Vingt pages par heure


"Le livre est un vecteur sain pour l'information judiciaire", dit Christophe Bigot. Entouré des dizaines d'ouvrages lus, corrigés et défendus, il s'explique : " un livre offre ce que la presse ne permet pas : un temps long, du contexte et une multitude de points de vue." Cette profusion d'informations implique cependant une multiplication des risques à évaluer pour permettre une publication sereine. Prudent, il préfère par exemple conseiller à ses auteurs de réduire les dangers en limitant les détails de vie privé aux personnages principaux, quitte à supprimer les noms des témoins subsidiaires. Une façon de se concentrer sur des éléments clef parfois "frustrante" mais nécessaire pour déminer une publication ou, parfois, pour étayer une plaidoirie.

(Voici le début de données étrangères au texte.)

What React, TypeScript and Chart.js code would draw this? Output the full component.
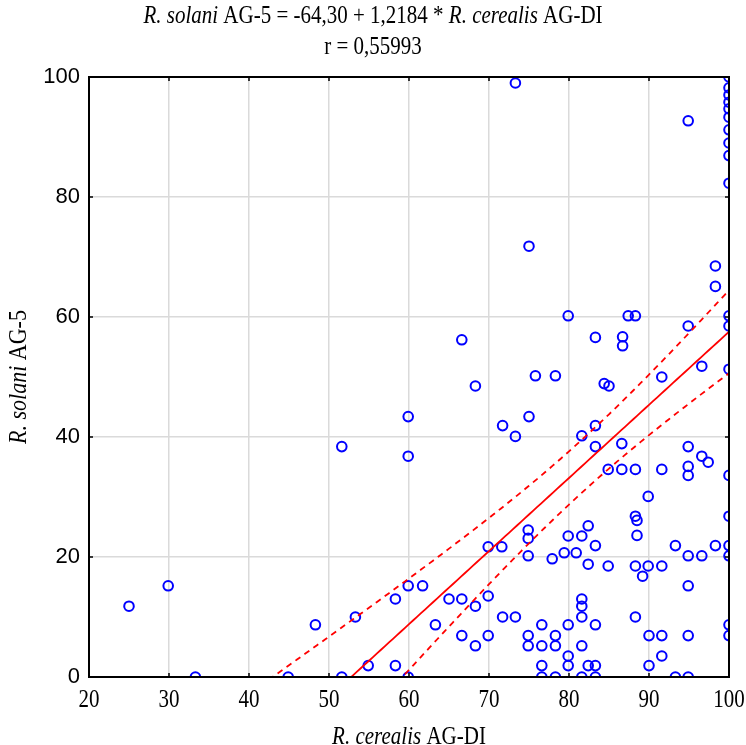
import React, { useEffect, useRef } from "react";
import { Chart, registerables } from "chart.js";

Chart.register(...registerables);

// R. cerealis AG-DI (x) and R. solani AG-5 (y), one entry per sample
const cerealisValues: number[] = [
  25.0, 29.9, 33.3, 44.9, 48.3, 51.6, 51.6, 53.3, 54.9, 58.3,
  58.3, 59.9, 59.9, 59.9, 59.9, 61.7, 63.3, 65.0, 66.6, 66.6,
  66.6, 68.3, 68.3, 68.3, 69.9, 69.9, 69.9, 71.7, 71.6, 71.7,
  73.3, 73.3, 73.3, 75.0, 75.0, 74.9, 74.9, 74.9, 74.9, 74.9,
  75.8, 76.6, 76.6, 76.6, 76.6, 77.9, 78.3, 78.3, 78.3, 78.3,
  79.4, 79.9, 79.9, 79.9, 79.9, 79.9, 80.9, 81.6, 81.6, 81.6,
  81.6, 81.6, 81.6, 81.6, 82.4, 82.4, 82.4, 83.3, 83.3, 83.3,
  83.3, 83.3, 83.3, 83.3, 84.4, 85.0, 84.9, 84.9, 86.7, 86.7,
  86.6, 86.6, 87.4, 88.3, 88.3, 88.3, 88.5, 88.5, 88.3, 88.3,
  89.2, 89.9, 89.9, 90.0, 90.0, 91.6, 91.6, 91.6, 91.6, 91.6,
  93.3, 93.3, 94.9, 94.9, 94.9, 94.9, 94.9, 94.9, 94.9, 94.9,
  94.9, 96.6, 96.6, 96.6, 97.4, 98.3, 98.3, 98.3,
  100, 100, 100, 100, 100, 100, 100, 100, 100, 100,
  100, 100, 100, 100, 100, 100, 100, 100, 100,
];

const solaniValues: number[] = [
  11.8, 15.2, 0, 0, 8.7, 38.4, 0, 10.0, 1.9, 1.9,
  13.0, 15.2, 43.4, 36.8, 0, 15.2, 8.7, 13.0, 13.0, 6.9,
  56.2, 48.5, 11.8, 5.2, 21.7, 13.5, 6.9, 41.9, 21.7, 10.0,
  99.0, 40.1, 10.0, 71.8, 43.4, 24.5, 23.1, 20.2, 6.9, 5.2,
  50.2, 8.7, 5.2, 1.9, 0, 19.7, 50.2, 6.9, 5.2, 0,
  20.7, 60.2, 23.5, 8.7, 3.5, 1.9, 20.7, 40.2, 23.5, 13.0,
  11.8, 10.0, 5.2, 0, 25.2, 18.8, 1.9, 56.6, 41.9, 38.4,
  21.9, 8.7, 1.9, 0, 48.9, 48.5, 34.6, 18.5, 56.7, 55.2,
  38.9, 34.6, 60.2, 60.2, 34.6, 26.8, 26.1, 23.6, 18.5, 10.0,
  16.8, 30.1, 18.5, 6.9, 1.9, 50.0, 34.6, 18.5, 6.9, 3.5,
  21.9, 0, 92.7, 58.5, 38.4, 35.1, 33.6, 20.2, 15.2, 6.9,
  0, 51.8, 36.8, 20.2, 35.8, 68.5, 65.1, 21.9,
  100, 98.2, 97.0, 95.8, 94.7, 93.3, 91.2, 89.0, 86.9, 82.3,
  60.2, 58.5, 51.3, 33.6, 26.8, 21.9, 20.2, 8.7, 6.9,
];

// Fitted line reported in the heading
const intercept = -64.3;
const slope = 1.2184;
const correlation = "0,55993";

const xMin = 20;
const xMax = 100;
const xStep = 10;
const yMin = 0;
const yMax = 100;
const yStep = 20;

const BLUE = "#0000ff";
const RED = "#ff0000";
const SERIF = "'Liberation Serif', 'Times New Roman', serif";
const SANS = "'Liberation Sans', Arial, sans-serif";
// serif lettering is set slightly tall and narrow
const STRETCH = 1.18;

type Part = { text: string; italic: boolean };

const fmt = (v: number, digits: number) => v.toFixed(digits).replace(".", ",");

function drawRich(ctx: CanvasRenderingContext2D, parts: Part[], cx: number, cy: number, size: number) {
  const fontFor = (p: Part) => `${p.italic ? "italic " : ""}${size}px ${SERIF}`;
  let total = 0;
  const widths = parts.map((p) => {
    ctx.font = fontFor(p);
    const w = ctx.measureText(p.text).width;
    total += w;
    return w;
  });
  ctx.save();
  ctx.translate(cx, cy);
  ctx.scale(1, STRETCH);
  let x = -total / 2;
  ctx.textBaseline = "middle";
  ctx.textAlign = "left";
  parts.forEach((p, i) => {
    ctx.font = fontFor(p);
    ctx.fillText(p.text, x, 0);
    x += widths[i];
  });
  ctx.restore();
}

const frameAndText = {
  id: "frameAndText",
  afterDatasetsDraw(chart: any) {
    const { ctx, chartArea, scales } = chart;
    const { left, right, top, bottom } = chartArea;
    const xs = scales.x;
    const ys = scales.y;
    ctx.save();
    ctx.fillStyle = "#000";
    ctx.strokeStyle = "#000";

    // plot frame
    ctx.lineWidth = 2;
    ctx.strokeRect(left, top, right - left, bottom - top);

    // inward tick marks on all four sides
    ctx.lineWidth = 1.5;
    ctx.beginPath();
    xs.ticks.forEach((t: any) => {
      const px = xs.getPixelForValue(t.value);
      ctx.moveTo(px, bottom);
      ctx.lineTo(px, bottom - 4);
      ctx.moveTo(px, top);
      ctx.lineTo(px, top + 4);
    });
    ys.ticks.forEach((t: any) => {
      const py = ys.getPixelForValue(t.value);
      ctx.moveTo(left, py);
      ctx.lineTo(left + 4, py);
      ctx.moveTo(right, py);
      ctx.lineTo(right - 4, py);
    });
    ctx.stroke();

    // tick labels
    xs.ticks.forEach((t: any) => {
      drawRich(ctx, [{ text: String(t.value), italic: false }], xs.getPixelForValue(t.value), bottom + 23, 21);
    });
    ctx.font = `22px ${SANS}`;
    ctx.textAlign = "right";
    ctx.textBaseline = "middle";
    ys.ticks.forEach((t: any) => {
      ctx.fillText(String(t.value), left - 9, ys.getPixelForValue(t.value));
    });

    // heading
    const cx = chart.width / 2;
    drawRich(
      ctx,
      [
        { text: "R. solani", italic: true },
        { text: ` AG-5 = ${fmt(intercept, 2)} + ${fmt(slope, 4)} * `, italic: false },
        { text: "R. cerealis", italic: true },
        { text: " AG-DI", italic: false },
      ],
      cx,
      16,
      21
    );
    drawRich(ctx, [{ text: `r = ${correlation}`, italic: false }], cx, 47, 21);

    // axis titles
    drawRich(
      ctx,
      [
        { text: "R. cerealis", italic: true },
        { text: " AG-DI", italic: false },
      ],
      (left + right) / 2,
      bottom + 60,
      21
    );
    ctx.save();
    ctx.translate(19, (top + bottom) / 2);
    ctx.rotate(-Math.PI / 2);
    drawRich(
      ctx,
      [
        { text: "R. solani", italic: true },
        { text: " AG-5", italic: false },
      ],
      0,
      0,
      22
    );
    ctx.restore();
    ctx.restore();
  },
};

function buildBands() {
  const n = cerealisValues.length;
  const xbar = cerealisValues.reduce((a, b) => a + b, 0) / n;
  let sxx = 0;
  let sse = 0;
  for (let i = 0; i < n; i++) {
    const x = cerealisValues[i];
    sxx += (x - xbar) * (x - xbar);
    const r = solaniValues[i] - (intercept + slope * x);
    sse += r * r;
  }
  const s = Math.sqrt(sse / (n - 2));
  const t = 1.977;
  const fit: { x: number; y: number }[] = [];
  const upper: { x: number; y: number }[] = [];
  const lower: { x: number; y: number }[] = [];
  for (let x = xMin; x <= xMax + 1e-9; x += 0.5) {
    const yhat = intercept + slope * x;
    const h = t * s * Math.sqrt(1 / n + ((x - xbar) * (x - xbar)) / sxx);
    fit.push({ x, y: yhat });
    upper.push({ x, y: yhat + h });
    lower.push({ x, y: yhat - h });
  }
  return { fit, upper, lower };
}

export default function App() {
  const ref = useRef<HTMLCanvasElement | null>(null);

  useEffect(() => {
    if (!ref.current) return;
    const { fit, upper, lower } = buildBands();
    const points = cerealisValues.map((x, i) => ({ x, y: solaniValues[i] }));
    const lineStyle = {
      type: "line" as const,
      pointRadius: 0,
      borderColor: RED,
      borderWidth: 1.8,
      fill: false,
      tension: 0,
      clip: 0,
    };
    const chart = new Chart(ref.current, {
      type: "scatter",
      data: {
        datasets: [
          { ...lineStyle, data: fit, order: 1 },
          { ...lineStyle, data: upper, borderDash: [6, 5], order: 1 },
          { ...lineStyle, data: lower, borderDash: [6, 5], order: 1 },
          {
            data: points,
            pointStyle: "circle",
            pointRadius: 4.8,
            pointBorderWidth: 2,
            borderColor: BLUE,
            pointBorderColor: BLUE,
            backgroundColor: "rgba(0,0,0,0)",
            pointBackgroundColor: "rgba(0,0,0,0)",
            clip: 0,
            order: 2,
          } as any,
        ],
      },
      options: {
        animation: false,
        responsive: false,
        devicePixelRatio: 1,
        layout: { padding: { top: 77, right: 17, left: 0, bottom: 0 } },
        plugins: { legend: { display: false }, tooltip: { enabled: false }, title: { display: false } },
        scales: {
          x: {
            type: "linear",
            min: xMin,
            max: xMax,
            ticks: { stepSize: xStep, display: false },
            grid: { color: "#dadada", lineWidth: 1.5, drawTicks: false },
            border: { display: false },
            afterFit: (scale: any) => {
              scale.height = 68;
            },
          },
          y: {
            type: "linear",
            min: yMin,
            max: yMax,
            ticks: { stepSize: yStep, display: false },
            grid: { color: "#dadada", lineWidth: 1.5, drawTicks: false },
            border: { display: false },
            afterFit: (scale: any) => {
              scale.width = 89;
            },
          },
        },
      },
      plugins: [frameAndText],
    });
    return () => chart.destroy();
  }, []);

  return (
    <div style={{ position: "absolute", left: 0, top: 0, width: 746, height: 745, background: "#fff" }}>
      <canvas ref={ref} width={746} height={745} />
    </div>
  );
}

La question du genre littéraire est également au centre des préoccupations, même quand il s'agit d'affaires criminelles. "Il faut choisir son genre, être dans un registre et en respecter les règles", assène Christophe Bigot pour qui la confusion entre réel et imaginaire reste ce qu'il y de plus difficilement défendable. En vingt-cinq ans de carrière, les seuls textes qu'il a toujours refusés sont ceux qui portaient en eux cette ambigüité. "On ne peut pas s'approprier une affaire et sous couvert de fiction déformer la réalité", tranche-t-il.

Dans les cas d'ouvrages traitant de crimes particulièrement médiatiques, l'avocat peut passer des dizaines d'heures sur un texte. Alors que les rebondissements de l'affaire Jubillard tiennent tous les jours les lecteurs de la presse en haleine, Christophe Bigot, lui, relit patiemment le texte de Ronan Folgoas, Le mystère Jubillard, (StudioFact). Au rythme de vingt-cinq pages par heure, il traque tous les mots qui pourraient se retourner comme un boomerang contre leur auteur. Mais il prévient : "en tant qu'avocat, nous ne sommes pas dans un rôle de censeur, mais d'accompagnateur".


Présomption d'innocence et vie privée


En dépit du filtre de cette relecture, il n'est pas rare qu'une fois édité, un ouvrage soit attaqué. "Les pressions sont nombreuses pour ce type d'écrit", constate Christophe Bigot. Il évalue que, dans ce genre de littérature, les menaces de procédures judiciaires pèsent sur un livre sur deux. La plupart du temps, on reproche à ceux qui les ont écrit de ne pas respecter la présomption d'innocence : " on les accuse de présenter quelqu'un comme coupable alors qu'il n'a pas été jugé ". Christophe Bigot propose aux auteurs plusieurs moyens d'éviter ces dangers : préciser que l'accusé conteste les faits quand c'est le cas, apporter les éléments à décharge et rappeler en première page ce qu'est la présomption d'innocence. C'est d'ailleurs précisément sur ce point qu'avait été attaqué un des livres dont il s'occupait . Son éditeur, Flammarion avait perdu. "Nous avions dû rajouter un rappel dans le livre", se souvient Christophe Bigot.
L'argument de la protection de la vie privée est tout autant utilisé que celui de la présomption d'innocence pour contester une publication. C'est un aspect que l'avocat passe au crible. "Un élément de vie privé n'a sa place dans un livre qu'à condition d'être nécessaire pour comprendre une affaire", plaide-il. Tout en reconnaissant que l'exercice n'est pas toujours simple : " parfois, une histoire criminelle, c'est de la vie privée de A à Z, comme pour l'affaire Grégory. Et c'est là tout le problème".